As the date (May 14, 1948) selected by the British for their Palestine Mandate to expire approached, Zionist forces hastened their efforts to seize Palestinian land. In April 1948, the Zionists captured Haifa, one of the biggest Palestinian cities, and subsequently set their eyes on Jaffa. On the same day British forces formally withdrew, David Ben-Gurion, then-head of the Zionist Agency, proclaimed the establishment of the state of Israel.
Overnight, the Palestinians became stateless. The world’s two great powers, the United States and the Soviet Union, immediately recognised Israel.
As the Zionists continued their ethnic cleansing campaign against the Palestinians, war broke out between neighbouring Arab countries and the new Zionist state. The UN appointed Swedish diplomat, Folke Bernadotte, as its mediator to Palestine. He recognised the plight of the Palestinians and attempted to address their suffering. His efforts to bring about a peaceful solution and halt to the ongoing ethnic cleansing campaign ended when he was assassinated by the Zionists in September 1948.
By 1949, over 700,000 Palestinians had been made refugees and more than 13,000 had been killed by the Israeli military. The UN continued to push for an armistice deal between Israel and those Arab countries with whom it was at war.
Bernadotte was replaced by his American deputy, Ralph Bunche. Negotiations led by Bunche between Israel and the Arab states resulted in the latter conceding even more Palestinian land to the newly founded Zionist state. In May 1949, Israel was admitted to the UN and its grip over 78 percent of historic Palestine was consolidated.

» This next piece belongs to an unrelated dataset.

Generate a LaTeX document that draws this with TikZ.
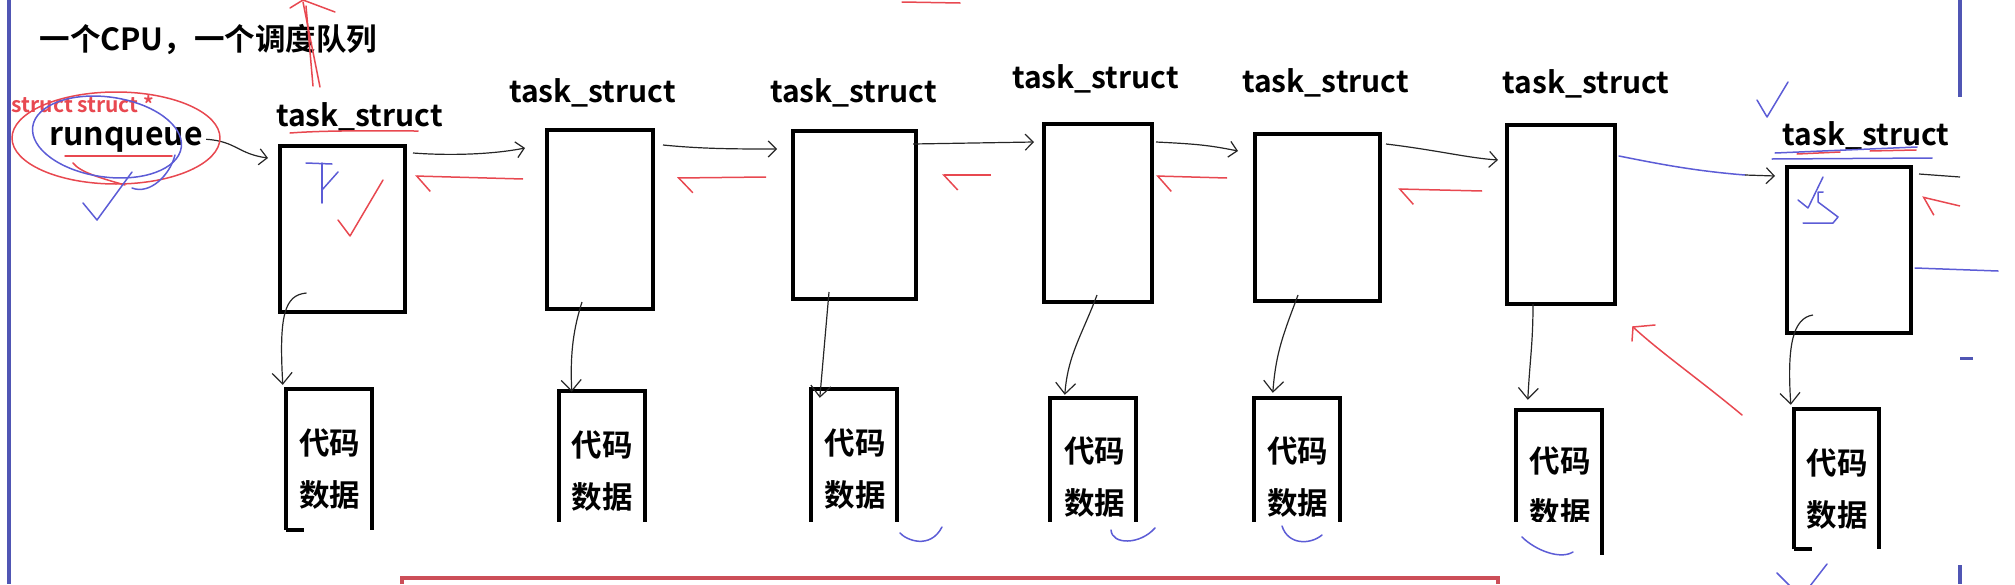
\documentclass[tikz,border=0pt]{standalone}
\usepackage{fontspec}
\setmainfont{Noto Sans CJK SC}[BoldFont={Noto Sans CJK SC Bold}]
\usetikzlibrary{positioning,arrows.meta,calc}

\definecolor{penred}{RGB}{232,72,80}
\definecolor{penblue}{RGB}{92,92,214}
\definecolor{frameblue}{RGB}{80,86,180}
\definecolor{boxred}{RGB}{204,78,88}

\begin{document}
\begin{tikzpicture}[x=1pt, y=-1pt, >={Straight Barb[length=8pt,width=16pt]},
  taskbox/.style={draw, line width=4pt, inner sep=0pt},
  tasklabel/.style={font=\bfseries\fontsize{30}{36}\selectfont, anchor=base},
  codebox/.style={inner sep=0pt},
  codetext/.style={font=\bfseries\fontsize{30.5}{52}\selectfont, align=center},
  link/.style={->, line width=1.2pt, black!85},
  down/.style={-{Straight Barb[length=11pt,width=20pt]}, line width=1.2pt, black!85},
  back/.style={-{Straight Barb[left,length=14pt,width=30pt]}, line width=1.5pt, penred},
  pen/.style={line width=1.5pt, line cap=round, line join=round}]
  \useasboundingbox (0,0) rectangle (2015,584);

  \node[font=\bfseries\fontsize{30.5}{36}\selectfont, anchor=base west] (title) at (36,50) {一个CPU，一个调度队列};
  \node[font=\bfseries\fontsize{21}{24}\selectfont, text=penred, anchor=base] (ptr) at (83,112) {struct struct *};
  \node[font=\bfseries\fontsize{32}{38}\selectfont, anchor=base] (rq) at (126,145) {runqueue};

  \foreach \n/\x/\y/\w/\h in {t1/342.5/229/125/166, t2/600/219.5/106/179, t3/854.5/215/123/168,
      t4/1098/213/108/178, t5/1317.5/217.5/125/167, t6/1561/214.5/108/179, t7/1849/250/124/166}
    \node[taskbox, minimum width=\w pt, minimum height=\h pt] (\n) at (\x,\y) {};
  \foreach \n/\x/\y in {1/359.5/126, 2/592.5/102, 3/853.5/102, 4/1095.5/88, 5/1325.5/92, 6/1586/93, 7/1866/145}
    \node[tasklabel] (l\n) at (\x,\y) {task\_struct};

  \foreach \n/\x/\y/\w/\h in {c1/329/459.5/86/141, c2/602/456.5/86/131, c3/854/455.5/86/133,
      c4/1093/460/86/124, c5/1297/460/86/124, c6/1559/482.5/86/145, c7/1836.5/479/85/140}
    \node[codebox, minimum width=\w pt, minimum height=\h pt] (\n) at (\x,\y) {};
  \foreach \n/\x/\y in {d1/329.5/469, d2/602/471, d3/855/469, d4/1094.5/477.5, d5/1297.5/477.5, d6/1560/487.5, d7/1837/489}
    \node[codetext] (\n) at (\x,\y) {代码\\数据};
  \foreach \n in {c1,c2,c3,c4,c5,c6,c7}
    \draw[line width=4pt] (\n.south west) -- (\n.north west) -- (\n.north east) -- (\n.south east);
  \draw[line width=4pt] (c1.south west) -- ++(18,0);
  \draw[line width=4pt] (c7.south west) -- ++(18,0);
  \fill[white] (385,522) rectangle (1596,576);

  \draw[link] (rq.east) .. controls +(30,2) and +(-30,-4) .. ($(t1.north west)+(-10,14)$);
  \draw[link] ($(t1.north east)+(6,9)$) .. controls +(40,3) and +(-30,6) .. ($(t2.north west)+(-20,20)$);
  \draw[link] ($(t2.north east)+(8,17)$) .. controls +(40,4) and +(-40,0) .. ($(t3.north west)+(-14,20)$);
  \draw[link] ($(t3.north east)+(-5,15)$) -- ($(t4.north west)+(-8,20)$);
  \draw[link] ($(t4.north east)+(2,20)$) .. controls +(40,2) and +(-30,-6) .. ($(t5.north west)+(-15,19)$);
  \draw[link] ($(t5.north east)+(4,12)$) .. controls +(50,6) and +(-30,-2) .. ($(t6.north west)+(-7,37)$);
  \draw[pen, penblue] ($(t6.north east)+(2,33)$) .. controls +(40,8) and +(-50,-4) .. ($(t7.north west)+(-40,10)$) coordinate (m67);
  \draw[link] (m67) -- ($(t7.north west)+(-10,11)$);
  \coordinate (rim) at (1960,177);
  \draw[line width=1.2pt, black!85] ($(t7.north east)+(6,9)$) -- (rim);

  \draw[back] ($(t2.north west)+(-22,51)$) -- ($(t1.north east)+(8,32)$);
  \draw[back] ($(t3.north west)+(-25,48)$) -- ($(t2.north east)+(22,50)$);
  \draw[back] ($(t4.north west)+(-51,53)$) -- ($(t3.north east)+(24,46)$);
  \draw[back] ($(t5.north west)+(-26,46)$) -- ($(t4.north east)+(2,54)$);
  \draw[back] ($(t6.north west)+(-23,68)$) -- ($(t5.north east)+(16,57)$);
  \draw[back] ($(rim)+(0,29)$) -- ($(t7.north east)+(9,32)$);

  \draw[down] ($(t1.south)+(-36,-21)$) .. controls +(-22,2) and +(-4,-70) .. ($(c1.north west)+(-3,-4)$);
  \draw[down] ($(t2.south)+(-18,-9)$) .. controls +(-8,25) and +(-2,-40) .. ($(c2.north west)+(13,1)$);
  \draw[down] ($(t3.south)+(-25.5,-9)$) -- ($(c3.north west)+(9,9)$);
  \draw[down] ($(t4.south)+(-1,-9)$) .. controls +(-15,40) and +(3,-40) .. ($(c4.north west)+(15,-3)$);
  \draw[down] ($(t5.south)+(-19.5,-8)$) .. controls +(-15,40) and +(3,-40) .. ($(c5.north west)+(19,-5)$);
  \draw[down] ($(t6.south)+(-28,-2)$) .. controls +(0,40) and +(2,-40) .. ($(c6.north west)+(12,-10)$);
  \draw[down] ($(t7.south)+(-36,-20)$) .. controls +(-20,3) and +(-4,-60) .. ($(c7.north west)+(-3,-4)$);

  \draw[pen, penred] (116,138) ellipse [x radius=104, y radius=46];
  \draw[pen, penred] (65,156) -- (172,156);
  \draw[pen, penred] (73,163) .. controls (80,172) and (100,178) .. (125,185);
  \draw[pen, penred] (290,133) .. controls (330,130) and (380,131) .. (418,131);
  \draw[pen, penred] (338,220) -- (350,236) -- (383,180);
  \draw[pen, penred] (320,87) -- (303,2);
  \draw[pen, penred] (313,86) -- (306,6);
  \draw[pen, penred] (290,8) -- (303,0) -- (335,12);
  \draw[pen, penred] (902,2) -- (960,3);
  \draw[pen, penred] (1742,415) .. controls (1700,380) and (1660,352) .. (1633,327);
  \draw[pen, penred] (1655,325) -- (1633,327) -- (1632,341);
  \draw[pen, penred] (1797,154) -- (1840,152);
  \draw[pen, penred] (1870,151) -- (1916,150);

  \draw[pen, penblue, rotate around={-8:(107,137)}] (107,137) ellipse [x radius=75, y radius=40];
  \draw[pen, penblue] (175,155) .. controls (170,175) and (150,195) .. (132,188);
  \draw[pen, penblue] (83,203) -- (97,220) -- (132,172);
  \draw[pen, penblue] (306,163) -- (332,164);
  \draw[pen, penblue] (322,163) -- (322,203);
  \draw[pen, penblue] (322,190) -- (338,172);
  \draw[pen, penblue] (1757,100) -- (1767,117) -- (1788,82);
  \draw[pen, penblue] (1775,153) -- (1917,147);
  \draw[pen, penblue] (1772,159) -- (1932,158);
  \draw[pen, penblue] (1798,200) -- (1808,208) -- (1823,177);
  \draw[pen, penblue] (1823,192) -- (1818,192) -- (1818,202) -- (1838,217) -- (1833,223) -- (1803,223);
  \draw[pen, penblue] (1915,268) -- (1998,271);
  \draw[pen, penblue] (900,533) .. controls (906,540) and (930,550) .. (942,527);
  \draw[pen, penblue] (1111,530) .. controls (1112,545) and (1140,545) .. (1155,528);
  \draw[pen, penblue] (1282,526) .. controls (1288,545) and (1310,545) .. (1322,535);
  \draw[pen, penblue] (1522,537) .. controls (1535,550) and (1560,560) .. (1573,552);
  \draw[pen, penblue] (1777,573) -- (1790,586);
  \draw[pen, penblue] (1810,586) -- (1827,564);

  \draw[frameblue, line width=3.5pt] (9,0) -- (9,584);
  \draw[frameblue, line width=3.5pt] (1960,0) -- (1960,97);
  \draw[frameblue, line width=3pt] (1960,358) -- (1973,358);
  \draw[frameblue, line width=3.5pt] (1960,565) -- (1960,584);
  \draw[boxred, line width=3.5pt] (402,584) -- (402,578) -- (1498,578) -- (1498,584);
\end{tikzpicture}
\end{document}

The remaining 22 percent became known as the West Bank and the Gaza Strip.
Meanwhile, hundreds of thousands of Palestinian refugees remained in refugee camps, waiting to return home.
While the Zionist movement sought first and foremost to remove Palestinians from their land, it also tried to erase Palestinian heritage and culture. The overall objective was nothing short of an attempt to wipe Palestine off the world map.
The Palestinian Nakba did not end in 1948. The ethnic cleansing of historic Palestine is still happening, and so too is Palestinian resistance.